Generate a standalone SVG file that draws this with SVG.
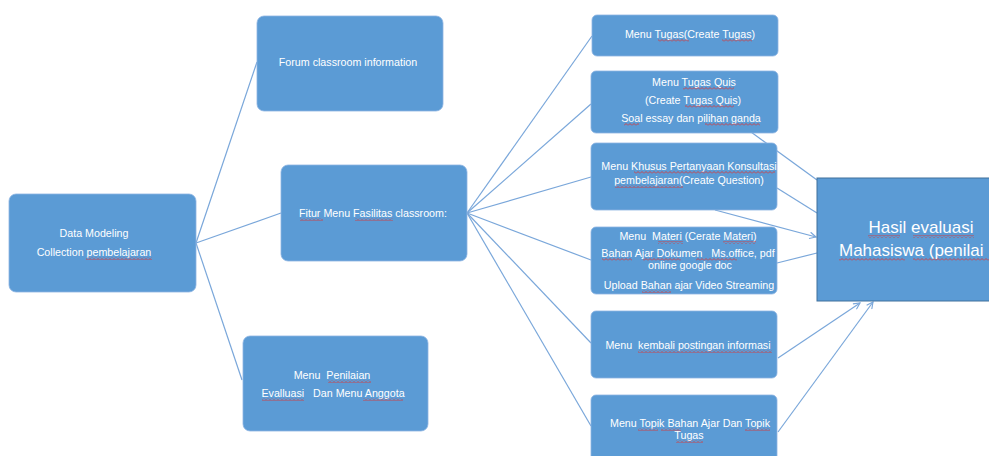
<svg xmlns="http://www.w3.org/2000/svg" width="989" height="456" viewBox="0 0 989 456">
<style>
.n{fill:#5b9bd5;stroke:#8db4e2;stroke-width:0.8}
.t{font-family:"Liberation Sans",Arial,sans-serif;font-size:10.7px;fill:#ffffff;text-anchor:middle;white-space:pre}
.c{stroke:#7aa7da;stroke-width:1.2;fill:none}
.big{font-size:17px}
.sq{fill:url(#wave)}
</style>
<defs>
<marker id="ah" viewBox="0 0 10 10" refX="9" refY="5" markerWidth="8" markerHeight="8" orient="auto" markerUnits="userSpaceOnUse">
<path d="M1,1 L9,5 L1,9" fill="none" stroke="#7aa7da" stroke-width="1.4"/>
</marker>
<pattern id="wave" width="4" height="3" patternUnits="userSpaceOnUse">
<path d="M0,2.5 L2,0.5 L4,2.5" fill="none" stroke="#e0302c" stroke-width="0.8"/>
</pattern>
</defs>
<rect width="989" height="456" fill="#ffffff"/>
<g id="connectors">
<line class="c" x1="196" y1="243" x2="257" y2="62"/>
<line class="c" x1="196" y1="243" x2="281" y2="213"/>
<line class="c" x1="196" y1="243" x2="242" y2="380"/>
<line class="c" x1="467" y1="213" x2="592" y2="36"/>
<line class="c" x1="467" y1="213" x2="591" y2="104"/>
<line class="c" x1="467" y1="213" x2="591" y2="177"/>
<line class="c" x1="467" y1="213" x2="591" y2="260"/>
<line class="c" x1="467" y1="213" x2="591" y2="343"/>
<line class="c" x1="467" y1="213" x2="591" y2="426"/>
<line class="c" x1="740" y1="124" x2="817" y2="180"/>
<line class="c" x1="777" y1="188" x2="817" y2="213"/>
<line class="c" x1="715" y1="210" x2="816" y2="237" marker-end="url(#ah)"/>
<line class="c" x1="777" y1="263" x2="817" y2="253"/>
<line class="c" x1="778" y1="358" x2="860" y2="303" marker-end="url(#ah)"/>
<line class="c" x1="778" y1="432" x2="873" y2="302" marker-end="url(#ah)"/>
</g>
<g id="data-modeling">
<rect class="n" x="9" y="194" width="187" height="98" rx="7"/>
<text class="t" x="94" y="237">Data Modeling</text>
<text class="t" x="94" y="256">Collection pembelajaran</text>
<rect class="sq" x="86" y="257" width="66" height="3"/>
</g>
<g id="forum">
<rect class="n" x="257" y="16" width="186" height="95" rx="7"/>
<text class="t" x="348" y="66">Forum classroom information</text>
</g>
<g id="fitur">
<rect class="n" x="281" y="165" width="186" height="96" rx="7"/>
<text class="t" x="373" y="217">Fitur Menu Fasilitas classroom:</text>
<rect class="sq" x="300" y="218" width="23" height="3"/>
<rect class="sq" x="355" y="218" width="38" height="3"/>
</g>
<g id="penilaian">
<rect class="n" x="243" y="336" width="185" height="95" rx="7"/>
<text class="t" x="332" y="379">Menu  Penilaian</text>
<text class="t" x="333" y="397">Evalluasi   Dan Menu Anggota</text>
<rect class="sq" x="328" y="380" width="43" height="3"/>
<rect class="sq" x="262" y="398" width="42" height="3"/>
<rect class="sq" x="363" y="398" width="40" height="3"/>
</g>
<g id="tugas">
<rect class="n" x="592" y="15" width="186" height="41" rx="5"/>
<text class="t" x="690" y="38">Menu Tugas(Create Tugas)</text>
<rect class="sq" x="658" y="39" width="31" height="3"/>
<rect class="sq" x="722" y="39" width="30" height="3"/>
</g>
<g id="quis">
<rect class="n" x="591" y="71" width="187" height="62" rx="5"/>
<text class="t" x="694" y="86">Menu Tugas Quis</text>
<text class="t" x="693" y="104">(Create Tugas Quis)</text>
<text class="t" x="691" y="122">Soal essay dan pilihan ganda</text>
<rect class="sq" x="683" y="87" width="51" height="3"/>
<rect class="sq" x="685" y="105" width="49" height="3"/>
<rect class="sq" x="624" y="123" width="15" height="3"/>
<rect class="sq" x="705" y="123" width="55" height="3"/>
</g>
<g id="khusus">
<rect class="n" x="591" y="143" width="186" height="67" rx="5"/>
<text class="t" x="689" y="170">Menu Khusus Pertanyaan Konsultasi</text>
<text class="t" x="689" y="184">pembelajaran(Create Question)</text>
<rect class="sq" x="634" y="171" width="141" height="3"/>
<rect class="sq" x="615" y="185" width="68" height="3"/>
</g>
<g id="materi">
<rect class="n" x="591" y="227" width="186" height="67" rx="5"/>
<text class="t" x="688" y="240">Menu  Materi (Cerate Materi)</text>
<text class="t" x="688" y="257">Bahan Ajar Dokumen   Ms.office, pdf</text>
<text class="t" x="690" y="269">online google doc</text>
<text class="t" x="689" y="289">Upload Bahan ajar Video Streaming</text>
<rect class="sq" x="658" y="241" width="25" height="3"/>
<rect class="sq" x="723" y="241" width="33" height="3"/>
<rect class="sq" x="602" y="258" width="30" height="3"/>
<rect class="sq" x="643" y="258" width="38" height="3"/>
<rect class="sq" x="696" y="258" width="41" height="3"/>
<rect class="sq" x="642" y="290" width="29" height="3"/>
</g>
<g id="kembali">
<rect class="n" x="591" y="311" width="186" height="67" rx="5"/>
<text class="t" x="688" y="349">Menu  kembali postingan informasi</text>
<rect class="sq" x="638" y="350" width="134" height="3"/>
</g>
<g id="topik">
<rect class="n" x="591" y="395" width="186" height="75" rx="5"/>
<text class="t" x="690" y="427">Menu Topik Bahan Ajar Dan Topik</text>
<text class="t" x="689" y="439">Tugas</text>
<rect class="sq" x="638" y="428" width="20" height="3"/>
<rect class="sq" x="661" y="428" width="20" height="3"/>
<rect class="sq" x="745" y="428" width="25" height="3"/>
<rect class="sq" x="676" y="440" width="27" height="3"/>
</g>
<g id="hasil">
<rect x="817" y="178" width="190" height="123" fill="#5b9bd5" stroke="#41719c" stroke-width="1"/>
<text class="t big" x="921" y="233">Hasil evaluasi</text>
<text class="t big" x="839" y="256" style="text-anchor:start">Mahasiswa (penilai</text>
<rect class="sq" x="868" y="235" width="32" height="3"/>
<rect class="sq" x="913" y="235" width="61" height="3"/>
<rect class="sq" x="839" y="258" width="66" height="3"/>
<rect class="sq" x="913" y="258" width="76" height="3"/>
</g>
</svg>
____________________
_Aim_
Extract every line of the data exactly; pictures stay out.

_Task response_
Generate a standalone SVG file that draws this with SVG.
<svg xmlns="http://www.w3.org/2000/svg" width="989" height="456" viewBox="0 0 989 456">
<style>
.n{fill:#5b9bd5;stroke:#8db4e2;stroke-width:0.8}
.t{font-family:"Liberation Sans",Arial,sans-serif;font-size:10.7px;fill:#ffffff;text-anchor:middle;white-space:pre}
.c{stroke:#7aa7da;stroke-width:1.2;fill:none}
.big{font-size:17px}
.sq{fill:url(#wave)}
</style>
<defs>
<marker id="ah" viewBox="0 0 10 10" refX="9" refY="5" markerWidth="8" markerHeight="8" orient="auto" markerUnits="userSpaceOnUse">
<path d="M1,1 L9,5 L1,9" fill="none" stroke="#7aa7da" stroke-width="1.4"/>
</marker>
<pattern id="wave" width="4" height="3" patternUnits="userSpaceOnUse">
<path d="M0,2.5 L2,0.5 L4,2.5" fill="none" stroke="#e0302c" stroke-width="0.8"/>
</pattern>
</defs>
<rect width="989" height="456" fill="#ffffff"/>
<g id="connectors">
<line class="c" x1="196" y1="243" x2="257" y2="62"/>
<line class="c" x1="196" y1="243" x2="281" y2="213"/>
<line class="c" x1="196" y1="243" x2="242" y2="380"/>
<line class="c" x1="467" y1="213" x2="592" y2="36"/>
<line class="c" x1="467" y1="213" x2="591" y2="104"/>
<line class="c" x1="467" y1="213" x2="591" y2="177"/>
<line class="c" x1="467" y1="213" x2="591" y2="260"/>
<line class="c" x1="467" y1="213" x2="591" y2="343"/>
<line class="c" x1="467" y1="213" x2="591" y2="426"/>
<line class="c" x1="740" y1="124" x2="817" y2="180"/>
<line class="c" x1="777" y1="188" x2="817" y2="213"/>
<line class="c" x1="715" y1="210" x2="816" y2="237" marker-end="url(#ah)"/>
<line class="c" x1="777" y1="263" x2="817" y2="253"/>
<line class="c" x1="778" y1="358" x2="860" y2="303" marker-end="url(#ah)"/>
<line class="c" x1="778" y1="432" x2="873" y2="302" marker-end="url(#ah)"/>
</g>
<g id="data-modeling">
<rect class="n" x="9" y="194" width="187" height="98" rx="7"/>
<text class="t" x="94" y="237">Data Modeling</text>
<text class="t" x="94" y="256">Collection pembelajaran</text>
<rect class="sq" x="86" y="257" width="66" height="3"/>
</g>
<g id="forum">
<rect class="n" x="257" y="16" width="186" height="95" rx="7"/>
<text class="t" x="348" y="66">Forum classroom information</text>
</g>
<g id="fitur">
<rect class="n" x="281" y="165" width="186" height="96" rx="7"/>
<text class="t" x="373" y="217">Fitur Menu Fasilitas classroom:</text>
<rect class="sq" x="300" y="218" width="23" height="3"/>
<rect class="sq" x="355" y="218" width="38" height="3"/>
</g>
<g id="penilaian">
<rect class="n" x="243" y="336" width="185" height="95" rx="7"/>
<text class="t" x="332" y="379">Menu  Penilaian</text>
<text class="t" x="333" y="397">Evalluasi   Dan Menu Anggota</text>
<rect class="sq" x="328" y="380" width="43" height="3"/>
<rect class="sq" x="262" y="398" width="42" height="3"/>
<rect class="sq" x="363" y="398" width="40" height="3"/>
</g>
<g id="tugas">
<rect class="n" x="592" y="15" width="186" height="41" rx="5"/>
<text class="t" x="690" y="38">Menu Tugas(Create Tugas)</text>
<rect class="sq" x="658" y="39" width="31" height="3"/>
<rect class="sq" x="722" y="39" width="30" height="3"/>
</g>
<g id="quis">
<rect class="n" x="591" y="71" width="187" height="62" rx="5"/>
<text class="t" x="694" y="86">Menu Tugas Quis</text>
<text class="t" x="693" y="104">(Create Tugas Quis)</text>
<text class="t" x="691" y="122">Soal essay dan pilihan ganda</text>
<rect class="sq" x="683" y="87" width="51" height="3"/>
<rect class="sq" x="685" y="105" width="49" height="3"/>
<rect class="sq" x="624" y="123" width="15" height="3"/>
<rect class="sq" x="705" y="123" width="55" height="3"/>
</g>
<g id="khusus">
<rect class="n" x="591" y="143" width="186" height="67" rx="5"/>
<text class="t" x="689" y="170">Menu Khusus Pertanyaan Konsultasi</text>
<text class="t" x="689" y="184">pembelajaran(Create Question)</text>
<rect class="sq" x="634" y="171" width="141" height="3"/>
<rect class="sq" x="615" y="185" width="68" height="3"/>
</g>
<g id="materi">
<rect class="n" x="591" y="227" width="186" height="67" rx="5"/>
<text class="t" x="688" y="240">Menu  Materi (Cerate Materi)</text>
<text class="t" x="688" y="257">Bahan Ajar Dokumen   Ms.office, pdf</text>
<text class="t" x="690" y="269">online google doc</text>
<text class="t" x="689" y="289">Upload Bahan ajar Video Streaming</text>
<rect class="sq" x="658" y="241" width="25" height="3"/>
<rect class="sq" x="723" y="241" width="33" height="3"/>
<rect class="sq" x="602" y="258" width="30" height="3"/>
<rect class="sq" x="643" y="258" width="38" height="3"/>
<rect class="sq" x="696" y="258" width="41" height="3"/>
<rect class="sq" x="642" y="290" width="29" height="3"/>
</g>
<g id="kembali">
<rect class="n" x="591" y="311" width="186" height="67" rx="5"/>
<text class="t" x="688" y="349">Menu  kembali postingan informasi</text>
<rect class="sq" x="638" y="350" width="134" height="3"/>
</g>
<g id="topik">
<rect class="n" x="591" y="395" width="186" height="75" rx="5"/>
<text class="t" x="690" y="427">Menu Topik Bahan Ajar Dan Topik</text>
<text class="t" x="689" y="439">Tugas</text>
<rect class="sq" x="638" y="428" width="20" height="3"/>
<rect class="sq" x="661" y="428" width="20" height="3"/>
<rect class="sq" x="745" y="428" width="25" height="3"/>
<rect class="sq" x="676" y="440" width="27" height="3"/>
</g>
<g id="hasil">
<rect x="817" y="178" width="190" height="123" fill="#5b9bd5" stroke="#41719c" stroke-width="1"/>
<text class="t big" x="921" y="233">Hasil evaluasi</text>
<text class="t big" x="839" y="256" style="text-anchor:start">Mahasiswa (penilai</text>
<rect class="sq" x="868" y="235" width="32" height="3"/>
<rect class="sq" x="913" y="235" width="61" height="3"/>
<rect class="sq" x="839" y="258" width="66" height="3"/>
<rect class="sq" x="913" y="258" width="76" height="3"/>
</g>
</svg>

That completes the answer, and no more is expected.